Vooruit verdedigen met effectieve maatregelen is hard nodig. Elke euro
die gebruikt wordt voor verkorting en versterking van de primaire waterkeringen
is een optimale investering. Voor de waterveiligheid moet het Waterschap
Nederland haar dijkring kunnen sluiten en alleen met druk van zoetwater
kan de algehele verzilting teruggedrongen worden.
Zeesluizen voor de Nieuwe Waterweg
Het Plan Spaargaren creëert een omvangrijke zoetwaterbuffer
door een einde te maken aan het grootschalig zoetwaterverlies. Alle
inlaatpunten voor zoetwater worden veilig gesteld en er komt voldoende
zoetwater om de algehele verzilting tegen te gaan en het zout terug
te dringen tot zo ver mogelijk tegen de kustlijn. De herijking van de
landelijke zoetwaterverdeling wordt een feit. Nederland mag zoet worden
en blijven. De oude stadshavens en de rivieren naar de Rijnmond worden
zoet en getijloos. De waterhoogte wordt meer beheersbaar. Dit is gunstig
voor de diepgang van de scheepvaart en geeft in de benedenrivieren minder
schutproblemen.
Ook de rivierwaterveiligheid neemt toe doordat de hoogwaterstanden bij
Rotterdam gemiddeld een meter lager uitvallen dan nu. Het omslagpunt
van rivieren en zee verplaatst zich van de kwetsbare regio Drechtsteden
naar de Zuidwestelijke Delta, een regio met waterbergend vermogen.

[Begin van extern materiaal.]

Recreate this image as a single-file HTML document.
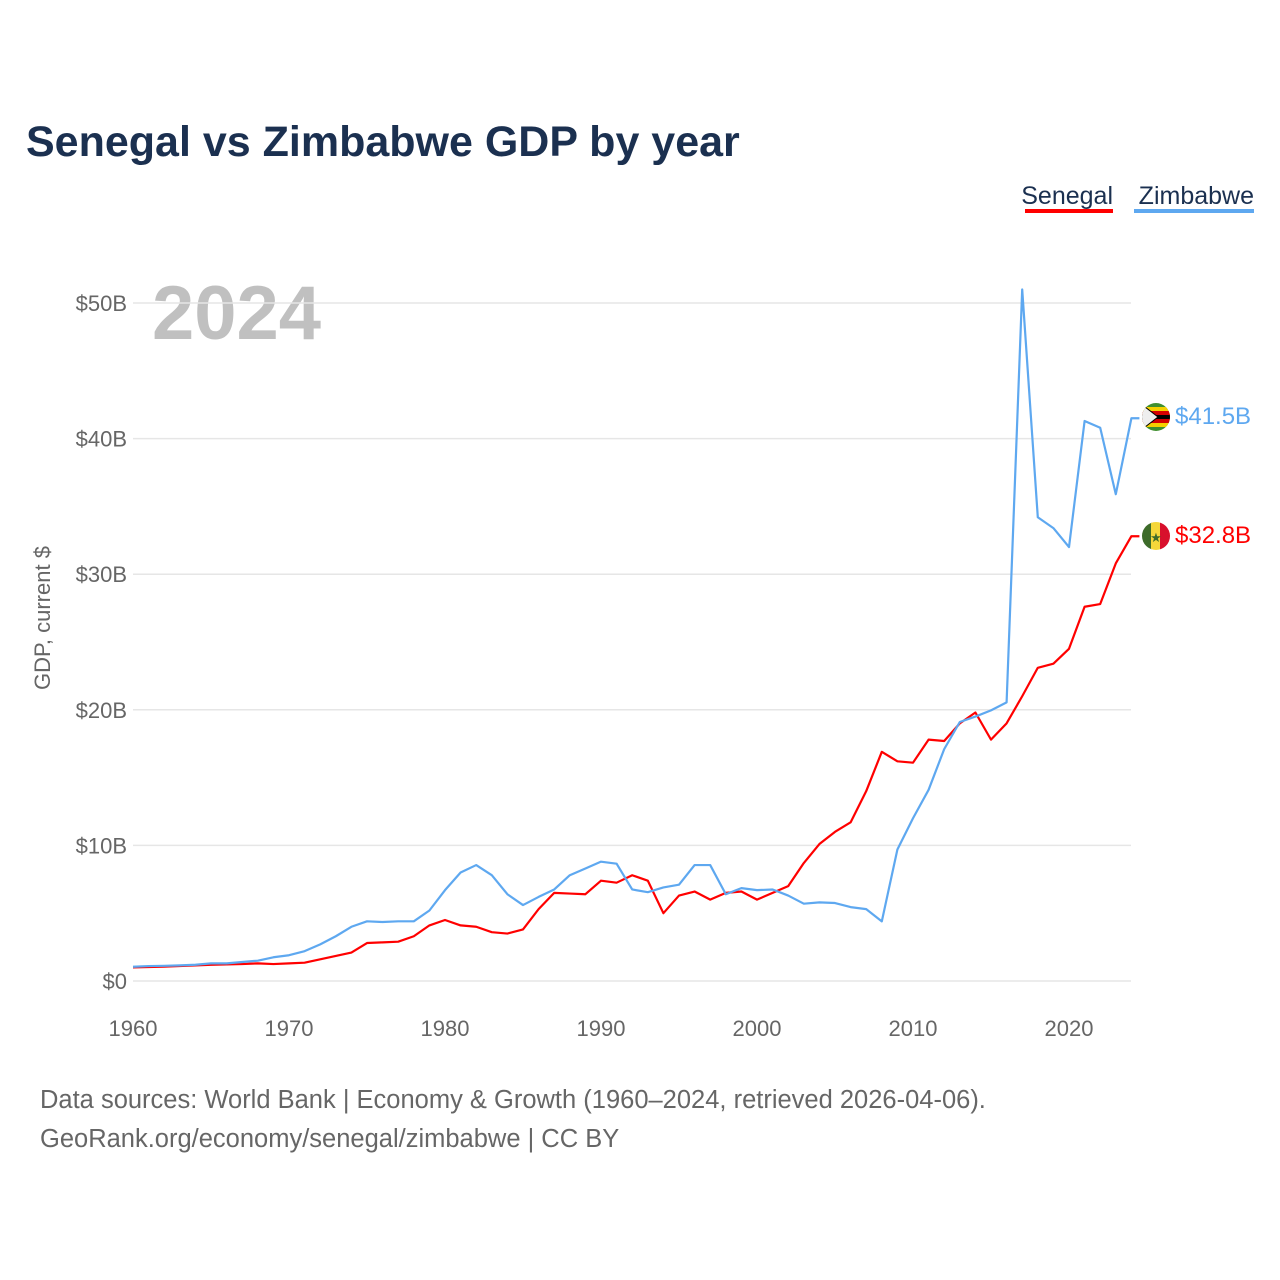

De aanvoer van zoetwater naar het zuidwesten betekent
naast toename van nutriënten voor de vis- en schaaldiersectoren eveneens
een kwaliteitsverbetering van het oppervlaktewater en verhoging van
de biodiversiteit door zoetzout overgangen en estuariene dynamiek. Dit
alles bevordert ook natuurbeleving en recreatie en met de verruimde
mogelijkheden voor vismigratie voldoen we met gemak aan de internationale
verplichtingen.
Economie en milieu plukken er de vruchten van. Wanneer alle voordelen
van zeesluizen bij de diverse belangenorganisaties bekend zijn, ligt
het voor de hand dat deze systeemmaatregel kan rekenen op een breed
maatschappelijk draagvlak.
In november 2015 wordt de uitslag van het onderzoek bekend gemaakt.
Als alle baten en lange termijn garanties integraal worden meegewogen
bij de uiteindelijke beslissing, dan is de kans groot dat het Deltaprogramma,
dat we tot nu toe als risicovol en miljardenverslindend beschouwen,
gered gaat worden door Plan Spaargaren.